Jeannot was born in 1939 in a small community in the Béarn department in the south of France where his parents owned a farmhouse and some forty hectares of land.

In 1959, Jeannot’s father committed suicide. Jeannot, one of his sisters and his mother continued to live in the house but the family gradually became more and more isolated. Jeannot began to exhibit paranoid behaviour and he was admitted to a psychiatric hospital but he reacted so violently that he was unable to be treated. When his mother died in 1971, Jeannot buried her in the house, under the staircase.

Over the next few months, using a hand drill to make small holes, which he then connected with lines cut out with a knife and a gouge, Jeannot composed a text on the wooden floor of the living room. In brief, the text says that religion is the cause of evil in society,

Hôpital Sainte-Anne

Soon after completing the text Jeannot died, probably starving himself to death. Together with his mother he was buried in the local cemetery. His sister continued living in the house, alone. She was found dead in 1993.

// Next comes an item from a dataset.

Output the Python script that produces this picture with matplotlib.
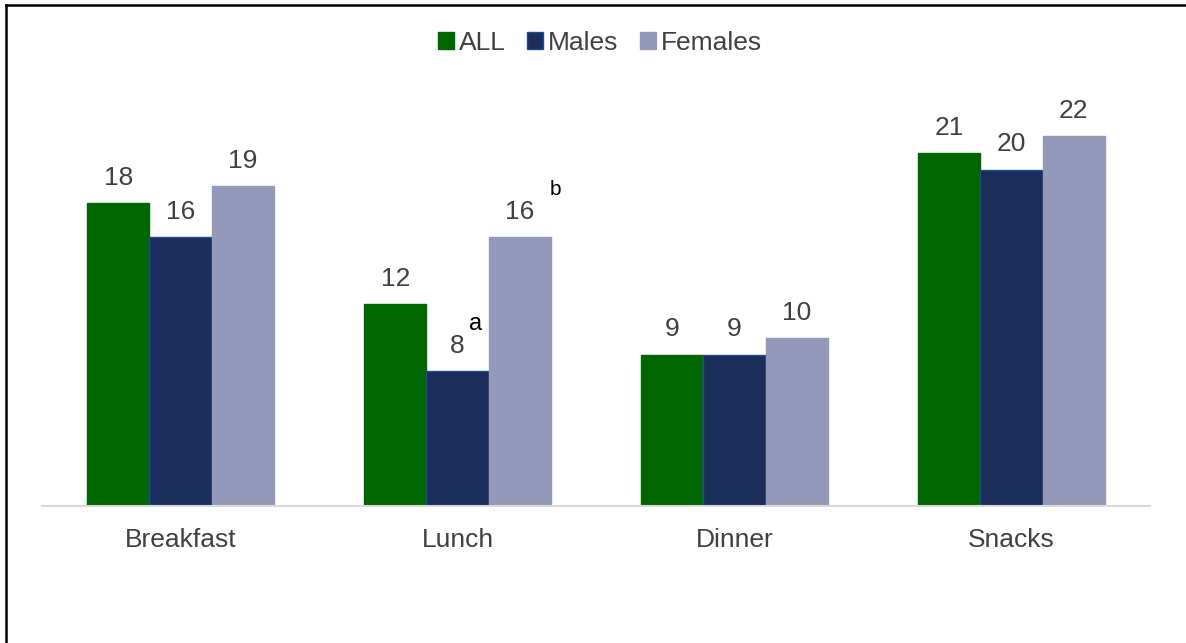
import numpy as np
import matplotlib
matplotlib.use("Agg")
from matplotlib import pyplot as plt
from matplotlib.lines import Line2D

plt.rcParams['font.family'] = ['Liberation Sans', 'DejaVu Sans']

meals = ["Breakfast", "Lunch", "Dinner", "Snacks"]
series = ["ALL", "Males", "Females"]
all_vals = [18, 12, 9, 21]
male_vals = [16, 8, 9, 20]
female_vals = [19, 16, 10, 22]
colors = ["#006600", "#1b2d5a", "#9599b9"]
edges = ["#006600", "#1f4e8c", "#9599b9"]

fig = plt.figure(figsize=(11.86, 6.43), dpi=100)
ax = fig.add_axes([42/1186, 1-506/643, (1150-42)/1186, (506-85.5)/643])

x = np.arange(len(meals))
w = 0.224
txt = "#404040"
for i, vals in enumerate([all_vals, male_vals, female_vals]):
    bars = ax.bar(x + (i-1)*w, vals, w, color=colors[i], edgecolor=edges[i],
                  linewidth=1, label=series[i])
    for b, v in zip(bars, vals):
        ax.annotate(str(v), (b.get_x()+b.get_width()/2, v), xytext=(0, 9.5),
                    textcoords="offset points", ha="center", va="bottom",
                    fontsize=19, color=txt)

# significance letters
ax.annotate("a", (x[1], male_vals[1]), xytext=(8.5, 29.5), textcoords="offset points",
            ha="left", va="baseline", fontsize=17, color="black")
ax.annotate("b", (x[1]+w, female_vals[1]), xytext=(22, 30), textcoords="offset points",
            ha="left", va="baseline", fontsize=15, color="black")

ax.set_xlim(-0.5, 3.5)
ax.set_ylim(0, 25)
ax.set_xticks(x)
ax.set_xticklabels(meals, fontsize=19, color=txt)
ax.tick_params(axis="x", length=0, pad=16)
ax.set_yticks([])
for s in ["top", "right", "left"]:
    ax.spines[s].set_visible(False)
ax.spines["bottom"].set_color("#d9d9d9")
ax.spines["bottom"].set_linewidth(1.5)

leg = fig.legend(loc="center", bbox_to_anchor=(600/1186, 1-43/643), ncol=3, frameon=False,
                 fontsize=19, handlelength=0.6, handleheight=0.6, handletextpad=0.2,
                 columnspacing=0.8, labelcolor=txt)

# outer frame (top and left only)
fig.add_artist(Line2D([6/1186, 1], [1-5/643, 1-5/643], color="black", lw=1.8,
                      transform=fig.transFigure))
fig.add_artist(Line2D([6/1186, 6/1186], [0, 1-5/643], color="black", lw=1.8,
                      transform=fig.transFigure))

fig.savefig("out.png", dpi=100)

The house was sold but the brocanteur who dealt with the house clearance noticed the inscriptions on the floor. Finding this unusual, he made contact with a psychiatrist, Dr Guy Roux. Dr Roux bought the floor from the new owner of the house. He later sold it to the pharmaceutical company Bristol Meyer Squib.

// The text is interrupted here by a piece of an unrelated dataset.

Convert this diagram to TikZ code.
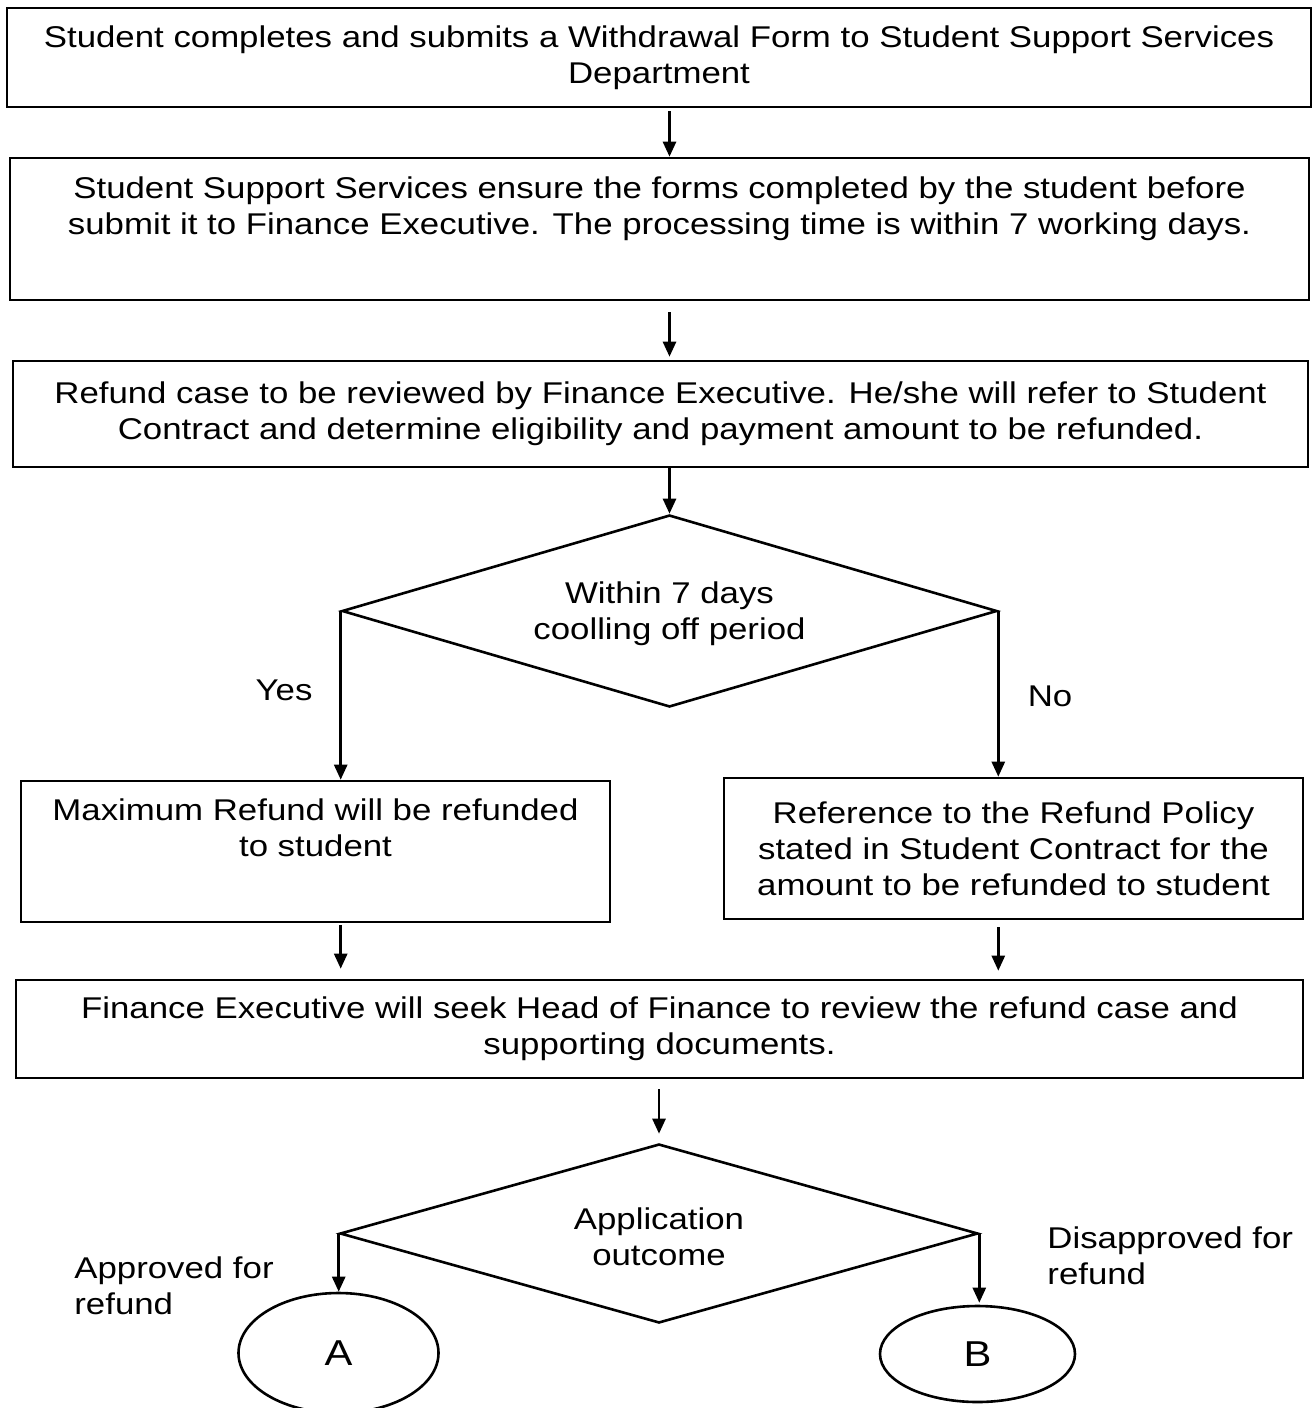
\documentclass[tikz,border=0pt]{standalone}
\usepackage{fontspec}
\setmainfont{Liberation Sans}[FakeStretch=1.16]
\usetikzlibrary{shapes.geometric,arrows.meta}
\begin{document}
\begin{tikzpicture}[x=0.5pt,y=-0.5pt,
  every node/.style={font=\fontsize{15}{18}\selectfont},
  box/.style={draw,line width=1.3pt,rectangle,inner sep=0pt,align=center},
  dec/.style={draw,line width=1.3pt,diamond,inner sep=0pt,align=center},
  term/.style={draw,line width=1.3pt,ellipse,inner sep=0pt,font=\fontsize{18}{20}\selectfont},
  arr/.style={line width=1.3pt,-{Triangle[length=7.5pt,width=6.5pt]}},
  lbl/.style={inner sep=0pt}]
\useasboundingbox (0,0) rectangle (1312,1408);

\node[box,minimum width=652pt,minimum height=49.5pt] (b1) at (659,57.5)
  {Student completes and submits a Withdrawal Form to Student Support Services\\Department};
\node[box,minimum width=649.5pt,minimum height=71pt] (b2) at (659.5,229)
  {Student Support Services ensure the forms completed by the student before\\submit it to Finance Executive. The processing time is within 7 working days.\\\strut};
\node[box,minimum width=647.5pt,minimum height=53pt] (b3) at (660.5,414)
  {Refund case to be reviewed by Finance Executive. He/she will refer to Student\\Contract and determine eligibility and payment amount to be refunded.};
\node[dec,minimum width=327.5pt,minimum height=96pt] (d1) at (669.5,611) {};
\node[lbl,align=center] (d1t) at (669.5,614) {Within 7 days\\coolling off period};
\node[box,minimum width=294.5pt,minimum height=70.5pt] (b4) at (315.5,851.5)
  {Maximum Refund will be refunded\\to student\\\strut};
\node[box,minimum width=289.5pt,minimum height=70.5pt] (b5) at (1013.5,848.5)
  {Reference to the Refund Policy\\stated in Student Contract for the\\amount to be refunded to student};
\node[box,minimum width=643.5pt,minimum height=49pt] (b6) at (659.5,1029)
  {Finance Executive will seek Head of Finance to review the refund case and\\supporting documents.};
\node[dec,minimum width=319pt,minimum height=89.5pt] (d2) at (659,1233.5) {};
\node[lbl,align=center] (d2t) at (659,1237) {Application\\outcome};
\node[term,minimum width=100pt,minimum height=60pt] (A) at (338.5,1353) {A};
\node[term,minimum width=97.5pt,minimum height=48pt] (B) at (977.5,1354) {B};

\node[lbl] (yes) at (284,690) {Yes};
\node[lbl] (no) at (1050,696) {No};
\node[lbl,align=left,anchor=west] (appr) at (74,1286) {Approved for\\refund};
\node[lbl,align=left,anchor=west] (disap) at (1047,1256) {Disapproved for\\refund};

\draw[arr] (b1.south -| d1) ++(0,3) -- (b2.north -| d1);
\draw[arr] (b2.south -| d1) ++(0,11) -- ([yshift=1.5pt]b3.north -| d1);
\draw[arr] (b3.south -| d1) -- (d1.north);
\draw[arr] (d1.west) -- (d1.west |- b4.north);
\draw[arr] (d1.east) -- (d1.east |- b5.north);
\draw[arr] (b4.south -| d1.west) ++(0,2) -- ([yshift=5pt]b6.north -| d1.west);
\draw[arr] (b5.south -| d1.east) ++(0,7) -- ([yshift=4pt]b6.north -| d1.east);
\draw[arr] (b6.south -| d2) ++(0,10) -- ([yshift=4.5pt]d2.north);
\draw[arr] (d2.west) -- (d2.west |- A.north);
\draw[arr] (d2.east) -- ([yshift=1pt]d2.east |- B.north);
\end{tikzpicture}
\end{document}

Le plancher de Jeannot was exhibited for the first time in the year 2000 at an international psychiatric congress in Paris as part of an exposition entitled 50 ans d´expression en milieu psychiatrique. It was later exhibited in the Bibliothèque Nationale in Paris where it gave rise to a heated public debate around the question: is it acceptable to present as a work of art the expression of someone in such psychological distress?

In 2007, Jean Pierre Olié, professor of psychiatry and chief psychiatrist of the Centre Hospitalier Sainte-Anne became involved and it was arranged that the floor, cut into three parts, should be put on display outside the hospital in the rue Cabanis.

Hôpital Sainte-Anne

The complete text of Le plancher de Jeannot: Click to enlarge

“A sick thought can devour the body’s flesh more than fever or consumption.”

Guy de Maupassant : Le Horla et autres contes fantastiques

The days of ‘lunatics’ and ‘asylums’ may be gone but the shame and stigma surrounding mental illness still persists. It may be less now than in the past but it’s still there.

Institutions like the Centre Hospitalier Sainte-Anne have contributed significantly to the diagnosis and treatment of mental illness but it’s up to of the rest of us to come to terms with the fact that mental illness is exactly what it says, an illness – an illness that one in five of us will suffer from at some point in our lives.

“Mental illness is nothing to be ashamed of, but stigma and bias shames us all”.

Bill Clinton

Hôpital Sainte-Anne

4 Comments Post a comment
  1. Aug 19 2015

    What a beautiful portrait of this hospital. The sounds of the birds could be so tranquil yet maybe they also acted to remind the patients of the isolation they were experiencing. Great recordings and photos.

    Reply
    • Aug 31 2015

      Thanks, JD. Good to hear from you.

      Yes, the sounds of the birds were very tranquil and those sounds are to be found all over the hospital grounds. The seemingly constant sounds of the building work however, even though it signals better facilities for the future, I found to be quite tortuous.